D. È stato faticoso raccogliere e “assemblare” tutto il materiale per la pubblicazione?
R. «Affatto faticoso, mi ha sorretto la passione il mio motto è: "lavorare insieme assieme è meglio che soli". Con fede e passione, oltre che l’aiuto di molti amici collezionisti e consigli di esperti più di me del settore, avendo incominciato poi circa dieci anni fa ad acquistare e collezionare materiale filatelico e di storia postale, ho potuto scegliere tra molto materiale in mio possesso e molto di quello di amici soci di associazioni filateliche. Indispensabile è stato anche lo studio di molte pubblicazioni del settore che cito nella bibliografia, solo in parte, dell'opera. La conoscenza indiretta di molti "signori della filatelia" come ad esempio Franco Filanci, Carlo Sopracodevole (purtroppo scomparso), Luigi Pirani, Vincenzo Ferrari, conosciuti soprattutto attraverso le loro pubblicazioni e poi via mail, hanno ampliato la passione delle mie ricerche, e la mia fede nell’uomo contemporaneo».

D. Tra i vari cimeli presenti alla mostra. Qual è secondo lei il più raro?
R. «Non certo quelli di valore economico, ce ne sono alcuni che valgono quasi mille euro: ma i più rari per me sono quelli che raccontano le storie degli uomini, ad esempio le lettere che l’amico Sergio De Carli ha studiato e riportato di un lavoratore italiano in Africa Orientale Italiana nel 1936, una di queste è riportata in quarta di copertina. Oppure ancora gli interi postali del Terzo Reich che un amico di origine pugliese,  Mauro Colamartino originario di Bisceglie, mi ha tradotto dal tedesco, e che sono serviti sempre a Sergio per la sua riflessione sulle falsità delle ideologie politiche e sui danni che queste hanno fatto all’uomo del novecento. La rarità la considero un valore educativo nel senso più profondo del termine dal latino "rara avis", preziosità dell’insegnamento scritto, dell’esempio visivo, della capacità di comunicazione di sentimenti, situazione, necessità persino dolori».

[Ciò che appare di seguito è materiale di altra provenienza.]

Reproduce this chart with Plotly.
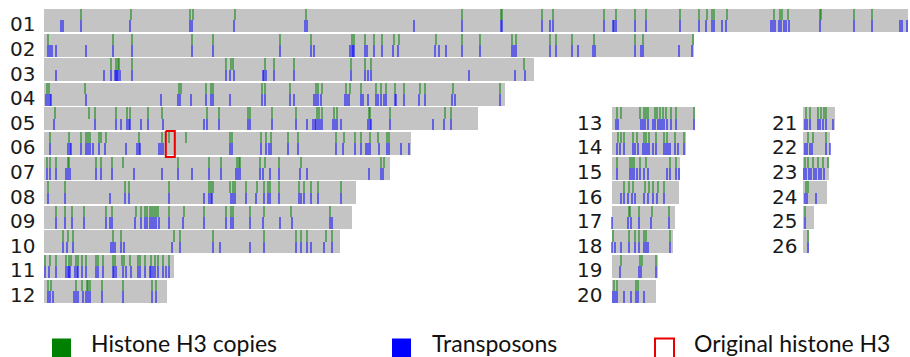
import plotly.graph_objects as go

# Chromosome names and lengths (Mb)
chromosomes = [f"{i:02d}" for i in range(1, 27)]
length_mb = [86.4, 65.0, 49.0, 46.1, 43.4, 36.7, 34.6, 31.2, 30.8, 29.6, 13.0, 12.3,
             8.3, 7.4, 6.8, 6.7, 6.3, 6.1, 4.6, 4.4,
             3.2, 2.7, 2.6, 2.4, 1.1, 0.6]

# Positions (Mb) of histone H3 copies on each chromosome
h3_copies_mb = {
    "01": [3.7, 8.7, 14.6, 14.9, 19.1, 26.2, 41.8, 45.7, 45.8, 49.8, 50.9, 56.0, 57.2, 59.1, 60.2,
           63.6, 65.5, 66.3, 66.8, 67.0, 68.3, 73.0, 73.6, 73.8, 74.4, 77.6, 77.7, 81.0, 82.8],
    "02": [0.4, 6.9, 8.8, 14.8, 16.9, 23.6, 26.7, 30.8, 31.0, 32.1, 33.0, 33.8, 35.0, 35.5, 39.2,
           41.8, 43.6, 46.8, 47.2, 50.6, 51.2, 52.8, 55.0, 59.1, 59.9, 64.9],
    "03": [6.7, 7.2, 7.4, 7.5, 8.8, 18.2, 18.7, 18.9, 22.1, 23.0, 25.0, 30.7, 32.1, 32.7, 48.0],
    "04": [0.3, 0.5, 4.1, 13.5, 13.7, 16.2, 16.7, 16.9, 21.8, 22.1, 24.6, 27.2, 27.4, 27.8, 30.2,
           30.6, 31.7, 33.2, 33.7, 34.2, 35.1, 36.0, 37.6, 38.1, 40.9, 45.6],
    "05": [1.1, 4.5, 5.1, 7.2, 8.3, 8.6, 10.4, 11.8, 16.3, 17.5, 20.4, 20.6, 22.8, 25.2, 27.3,
           27.5, 27.8, 29.0, 29.3, 32.5, 32.6, 34.6, 40.1, 40.7],
    "06": [0.6, 2.5, 3.7, 4.2, 4.4, 4.6, 5.5, 5.7, 6.2, 9.5, 11.8, 12.5, 14.2, 18.6, 18.8, 21.7,
           22.2, 22.7, 24.4, 25.4, 29.2, 30.0, 31.1, 31.7, 32.6, 33.4, 34.3, 34.5],
    "07": [0.3, 0.6, 1.2, 2.4, 2.5, 5.2, 5.7, 6.8, 7.9, 13.4, 16.5, 17.7, 19.3, 19.5, 19.6, 21.6,
           22.1, 23.5, 25.7, 33.7, 34.0],
    "08": [0.4, 2.1, 8.1, 8.5, 12.5, 16.5, 16.7, 16.9, 18.6, 18.9, 19.1, 20.2, 21.3, 22.0, 22.4,
           22.6, 23.5, 25.5, 26.0, 26.7, 27.4, 29.7],
    "09": [1.2, 2.1, 2.8, 4.0, 6.2, 6.8, 9.2, 9.7, 10.1, 10.3, 10.6, 10.8, 11.0, 11.2, 11.4, 12.5,
           14.0, 16.0, 18.2, 18.7, 18.9, 20.6, 22.0, 24.7, 28.6],
    "10": [1.9, 2.4, 2.9, 6.9, 7.7, 13.0, 13.6, 16.9, 22.0, 25.2, 25.7, 26.3, 28.2, 28.8],
    "11": [0.1, 0.6, 1.2, 2.2, 2.5, 2.7, 3.2, 3.4, 3.8, 4.2, 5.2, 5.4, 5.9, 6.9, 7.1, 7.8, 8.0,
           8.6, 9.4, 9.6, 10.1, 10.7, 11.1, 11.4, 11.9, 12.5],
    "12": [0.4, 0.7, 3.2, 3.8, 4.3, 4.4, 4.6, 5.8, 7.9, 10.8, 11.2],
    "13": [0.5, 0.9, 2.8, 3.2, 3.4, 3.6, 4.3, 4.5, 4.8, 5.1, 5.4, 5.9, 6.4, 8.2],
    "14": [0.6, 0.9, 1.2, 2.1, 2.5, 3.2, 3.4, 3.7, 4.4, 5.2, 5.5, 6.3, 7.2],
    "15": [0.5, 1.8, 2.0, 2.2, 2.8, 3.4, 5.8, 6.4],
    "16": [1.2, 1.7, 2.1, 3.3, 3.7, 4.1, 4.6, 5.2],
    "17": [1.7, 1.8, 2.7, 4.0, 5.7],
    "18": [0.1, 1.7, 2.3, 2.7, 3.2, 3.4, 5.8],
    "19": [0.9, 2.8, 3.0, 4.4],
    "20": [0.2, 0.5, 2.4, 2.6],
    "21": [0.3, 0.7, 1.5, 1.8, 2.1, 2.3],
    "22": [0.5, 1.0, 2.3],
    "23": [0.2, 0.5, 1.0, 1.5, 2.0, 2.5],
    "24": [0.3, 0.5],
    "25": [0.2],
    "26": [0.5],
}

# Positions (Mb) of transposons on each chromosome
transposons_mb = {
    "01": [1.7, 1.9, 3.7, 8.6, 14.6, 14.8, 19.0, 26.1, 26.3, 37.0, 41.8, 45.7, 45.8, 49.8, 50.6,
           50.9, 56.0, 56.9, 57.0, 57.2, 59.1, 60.2, 63.6, 65.5, 66.2, 66.8, 67.0, 67.8, 68.2, 72.7,
           72.9, 73.1, 73.5, 73.7, 74.0, 74.2, 74.5, 77.6, 81.0, 82.8, 85.6, 85.8, 86.3],
    "02": [0.4, 0.6, 0.8, 1.2, 4.2, 6.9, 8.8, 14.8, 16.9, 23.6, 26.7, 27.0, 30.6, 30.8, 30.9, 31.0,
           32.1, 32.3, 33.0, 33.8, 34.9, 35.4, 39.1, 39.5, 40.2, 41.8, 43.6, 46.8, 47.0, 47.2, 50.6,
           51.2, 52.8, 53.4, 54.9, 55.1, 59.1, 59.7, 59.9, 63.5, 64.8],
    "03": [1.2, 6.0, 6.7, 7.1, 7.2, 7.3, 7.4, 7.6, 8.8, 18.2, 18.6, 19.0, 21.9, 22.0, 22.2, 23.0,
           25.0, 30.7, 32.1, 32.4, 32.7, 42.5, 47.1, 48.1],
    "04": [0.2, 0.4, 0.6, 0.7, 4.2, 11.7, 13.4, 13.6, 14.7, 16.2, 16.7, 16.9, 18.6, 21.8, 22.1, 24.6,
           25.0, 27.0, 27.2, 27.4, 27.7, 30.1, 30.3, 30.5, 31.7, 31.9, 32.4, 33.2, 33.4, 33.7, 34.0,
           34.2, 35.1, 35.2, 36.0, 37.5, 38.1, 40.8, 41.1, 45.6],
    "05": [1.0, 5.1, 7.2, 7.7, 8.3, 8.5, 8.6, 9.7, 10.4, 11.9, 16.0, 16.3, 17.5, 20.4, 20.6, 22.8,
           25.2, 26.3, 26.9, 27.1, 27.2, 27.4, 27.6, 27.8, 28.9, 29.1, 29.3, 29.7, 32.4, 32.6, 32.7,
           34.6, 38.9, 40.0, 40.7],
    "06": [0.6, 2.4, 2.6, 2.7, 3.7, 4.2, 4.4, 4.6, 4.9, 5.5, 6.1, 8.2, 9.3, 9.5, 9.6, 11.5, 11.7,
           11.9, 18.6, 18.8, 21.7, 22.2, 22.5, 22.7, 24.4, 25.4, 29.2, 29.9, 31.1, 31.7, 32.2, 32.4,
           32.6, 33.5, 34.3, 34.5, 35.7, 36.5],
    "07": [0.3, 0.6, 1.2, 2.2, 2.4, 2.6, 5.2, 5.7, 6.8, 9.0, 11.8, 13.4, 14.8, 16.5, 17.7, 19.2,
           19.4, 19.6, 21.6, 21.9, 22.6, 23.5, 25.6, 26.3, 32.5, 33.7, 33.9],
    "08": [0.4, 2.1, 6.6, 8.1, 8.5, 12.5, 16.0, 16.5, 16.7, 16.8, 18.7, 18.9, 19.1, 20.2, 21.2,
           22.0, 22.4, 22.6, 23.5, 25.5, 25.7, 26.0, 26.7, 27.4, 29.7],
    "09": [1.2, 2.1, 2.8, 4.0, 6.2, 6.6, 6.8, 9.1, 9.7, 10.1, 10.3, 10.6, 10.8, 11.0, 11.2, 11.5,
           12.5, 13.9, 16.0, 18.2, 18.7, 18.9, 20.6, 21.9, 23.6, 24.8, 28.6, 28.8],
    "10": [1.9, 2.3, 2.9, 6.7, 6.9, 7.1, 7.7, 8.0, 12.8, 13.6, 16.9, 17.6, 20.6, 22.0, 25.2, 25.7,
           26.3, 26.7, 28.0, 28.8],
    "11": [0.1, 0.5, 1.2, 2.2, 2.4, 2.5, 2.6, 3.1, 3.3, 3.4, 3.8, 4.2, 5.2, 5.4, 5.9, 6.9, 7.0,
           7.2, 7.9, 8.2, 8.7, 9.4, 9.6, 10.1, 10.6, 10.7, 10.9, 11.1, 11.4, 11.9, 12.2, 12.5],
    "12": [0.4, 0.6, 0.9, 3.0, 3.2, 3.4, 3.9, 4.2, 4.4, 4.6, 5.8, 7.9, 10.8, 11.2],
    "13": [0.4, 0.6, 2.9, 3.1, 3.3, 3.6, 4.1, 4.3, 4.6, 4.8, 5.0, 5.2, 5.5, 5.9, 6.4, 8.2],
    "14": [0.5, 0.8, 1.2, 2.1, 2.3, 2.6, 3.1, 3.3, 3.5, 3.7, 4.1, 4.4, 5.2, 5.4, 5.6, 5.8, 6.3,
           6.6, 7.2],
    "15": [0.5, 1.8, 2.0, 2.2, 2.5, 2.8, 3.2, 3.6, 5.5, 5.8, 6.4, 6.7],
    "16": [0.9, 1.2, 1.6, 2.0, 2.3, 3.2, 3.6, 4.1, 4.5, 5.2],
    "17": [0.05, 1.6, 1.9, 2.7, 3.9, 5.7],
    "18": [0.05, 0.3, 0.9, 1.7, 2.3, 2.7, 3.2, 3.4, 3.6, 5.8],
    "19": [0.8, 2.7, 2.9, 4.4],
    "20": [0.1, 0.3, 0.5, 1.2, 1.9, 2.4, 2.6, 3.2],
    "21": [0.2, 0.4, 0.7, 1.5, 1.7, 2.0, 2.3, 3.0],
    "22": [0.2, 0.4, 0.7, 0.9, 2.3, 2.7],
    "23": [0.1, 0.3, 0.6, 0.8, 1.1, 1.3, 1.6, 1.8, 2.1],
    "24": [0.2, 0.4, 1.3],
    "25": [0.2],
    "26": [0.5],
}

# The original histone H3 gene
original_h3_chrom = "06"
original_h3_mb = 12.6

# ---- panel layout: three columns of chromosomes sharing one Mb scale ----
COL_OFFSET = [0.0, 56.74, 75.9]      # x offset (Mb units) of each column
COL_LABEL_GAP = [0.75, 0.75, 0.45]
BAR_H = 0.935                        # bar thickness in row units


def place(idx):
    """Return (column, row) for the chromosome at list index idx."""
    if idx < 12:
        return 0, idx
    if idx < 20:
        return 1, idx - 12 + 4
    return 2, idx - 20 + 4


GRAY = "rgb(196,196,196)"
GREEN = "rgba(0,128,0,0.5)"
BLUE = "rgba(0,0,255,0.5)"
TICK_W = 0.2

bar_y, bar_x, bar_base = [], [], []
g_x, g_base, b_x, b_base = [], [], [], []
annotations = []
for i, name in enumerate(chromosomes):
    col, row = place(i)
    off = COL_OFFSET[col]
    bar_y.append(row)
    bar_x.append(length_mb[i])
    bar_base.append(off)
    for p in h3_copies_mb[name]:
        g_x.append(off + p)
        g_base.append(row - BAR_H / 2)
    for p in transposons_mb[name]:
        b_x.append(off + p)
        b_base.append(row)
    annotations.append(dict(
        x=off - COL_LABEL_GAP[col], y=row, xref="x", yref="y", text=name,
        showarrow=False, xanchor="right", yanchor="middle", yshift=-4,
        font=dict(family="DejaVu Sans", size=20, color="#1a1a1a")))

fig = go.Figure()
fig.add_trace(go.Bar(
    orientation="h", y=bar_y, x=bar_x, base=bar_base, width=BAR_H,
    marker=dict(color=GRAY, line=dict(width=0)), hoverinfo="skip", showlegend=False))
fig.add_trace(go.Bar(
    x=g_x, y=[BAR_H / 2] * len(g_x), base=g_base, width=TICK_W,
    marker=dict(color=GREEN, line=dict(width=0)), name="Histone H3 copies", showlegend=False))
fig.add_trace(go.Bar(
    x=b_x, y=[BAR_H / 2] * len(b_x), base=b_base, width=TICK_W,
    marker=dict(color=BLUE, line=dict(width=0)), name="Transposons", showlegend=False))

# Box around the original histone H3 gene
o_col, o_row = place(chromosomes.index(original_h3_chrom))
ox = COL_OFFSET[o_col] + original_h3_mb
half_w, top, bot = 0.45, o_row - 0.51, o_row + 0.55
fig.add_trace(go.Scatter(
    x=[ox - half_w, ox + half_w, ox + half_w, ox - half_w, ox - half_w],
    y=[top, top, bot, bot, top], mode="lines",
    line=dict(color="rgb(235,0,0)", width=2), name="Original histone H3",
    showlegend=False, hoverinfo="skip"))

# ---- legend drawn below the panels ----
W, H = 910, 357
legend_items = [
    ("Histone H3 copies", 52, 89, dict(fillcolor="rgb(0,128,0)", line=dict(width=0))),
    ("Transposons", 392, 430, dict(fillcolor="rgb(0,0,255)", line=dict(width=0))),
    ("Original histone H3", 655, 692, dict(fillcolor="white", line=dict(color="rgb(235,0,0)", width=2))),
]
shapes = []
for label, sx, tx, style in legend_items:
    shapes.append(dict(type="rect", xref="paper", yref="paper",
                       x0=sx / W, x1=(sx + 19) / W, y0=1 - 358 / H, y1=1 - 338.5 / H, **style))
    annotations.append(dict(
        x=tx / W, y=1 - 343 / H, xref="paper", yref="paper", text=label, showarrow=False,
        xanchor="left", yanchor="middle",
        font=dict(family="Lato", size=23, color="#111")))

fig.update_layout(
    width=W, height=H, margin=dict(l=0, r=0, t=0, b=0),
    paper_bgcolor="white", plot_bgcolor="white",
    barmode="overlay", bargap=0,
    xaxis=dict(range=[-4.43, 86.57], visible=False, fixedrange=True),
    yaxis=dict(range=[13.68, -0.833], visible=False, fixedrange=True),
    annotations=annotations, shapes=shapes,
)

fig.write_html("out.html")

D. Terminata la mostra a Viggiù, è ipotizzabile che la stessa viaggi in giro per l’Italia facendo tappa nelle città importanti?
R. «Non ho nessun problema a spostarla da un posto all’altro, fermo restando la copertura assicurativa da "chiodo a chiodo", come si usa dire nel gergo delle esposizioni artistiche. Purché ne sia garantita la vigilanza, la pubblicità. Questo mio prodotto artistico, anche se non fatto di pennellate (a cui spesso sono abituato), è disponibile per essere visto da più pubblico, da più persone che abbiano voglia di riflettere sui valori sulla ricchezza del nostro tempo contemporaneo, frutto di tanta storia, di tanti sacrifici, di tanta vita, di tanto tempo delle generazioni che ci hanno preceduti. La mostra è composta da novanta fogli 70 x 50 cm in cui sono montati tra francobolli, cartoline, buste, lettere ecc. circa 500 pezzi cartacei, quasi tutti originali e che vanno dal 1900 al 2016».